When To Re-Add The System From Scratch
Fresh setup fixes stubborn cases where credentials or internal routing got tangled. If you’ve tried everything above and the stream still fails, remove the module and cameras from the app, reset the module, then add the module first, cameras second. Test after each add so you spot the moment things go sideways.
What If It’s Not Just You?
Wide outages happen. If every local test passes yet live view won’t load across phones and networks, wait a little and try again. Keep notifications on; recording usually keeps working during brief service issues even when app access is flaky.
Quick Reference Checklist
- App closed and reopened; phone rebooted.

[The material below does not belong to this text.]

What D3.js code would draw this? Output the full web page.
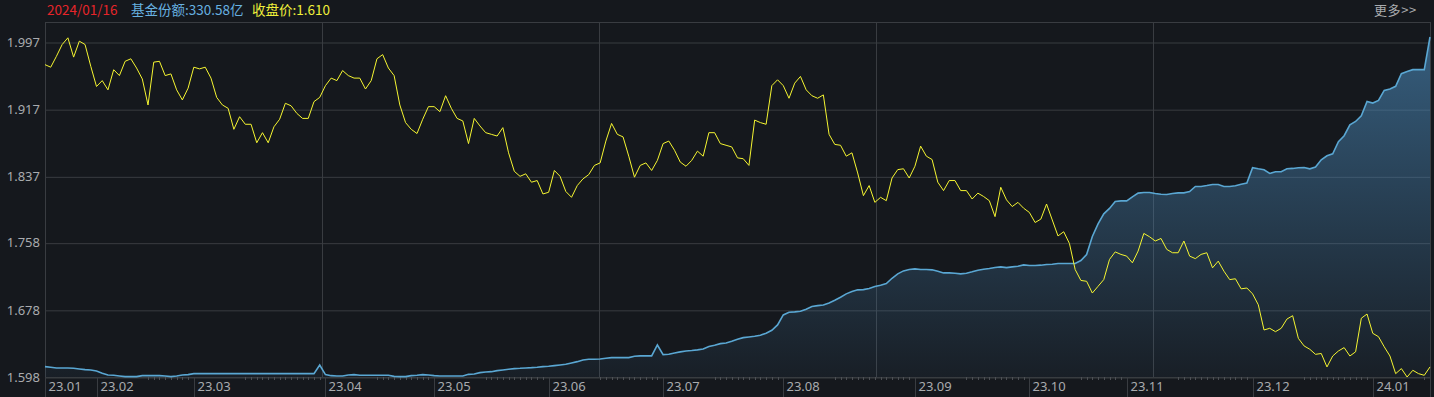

- Sync Module power-cycled; lights show online.
- 2.4 GHz signal strong where the camera sits.
- Upload speed at or above the baseline.
- No VPN, strict DNS filters, or heavy backups during testing.
- One camera re-added if only one fails.
- Module reset and reconfigured if lights won’t settle.
Where To Get Official Specs And Steps
Bookmark the two most useful pages for this issue: Blink’s Wi-Fi network requirements and the Sync Module troubleshooting guide. Use them when you change routers, add mesh nodes, or move gear to a new spot.
Next Steps If You Still Can’t Stream
You’ve confirmed power, lights, band, speed, and app health. The final step is a full re-setup and a short test on a clean guest SSID. If it works there but not on the main network, leave the system on guest or align the main SSID’s settings to match the working profile. If it fails everywhere, contact support with your LED pattern, router model, ISP, and a quick summary of what you tried. That short list helps the agent zero in on the exact break.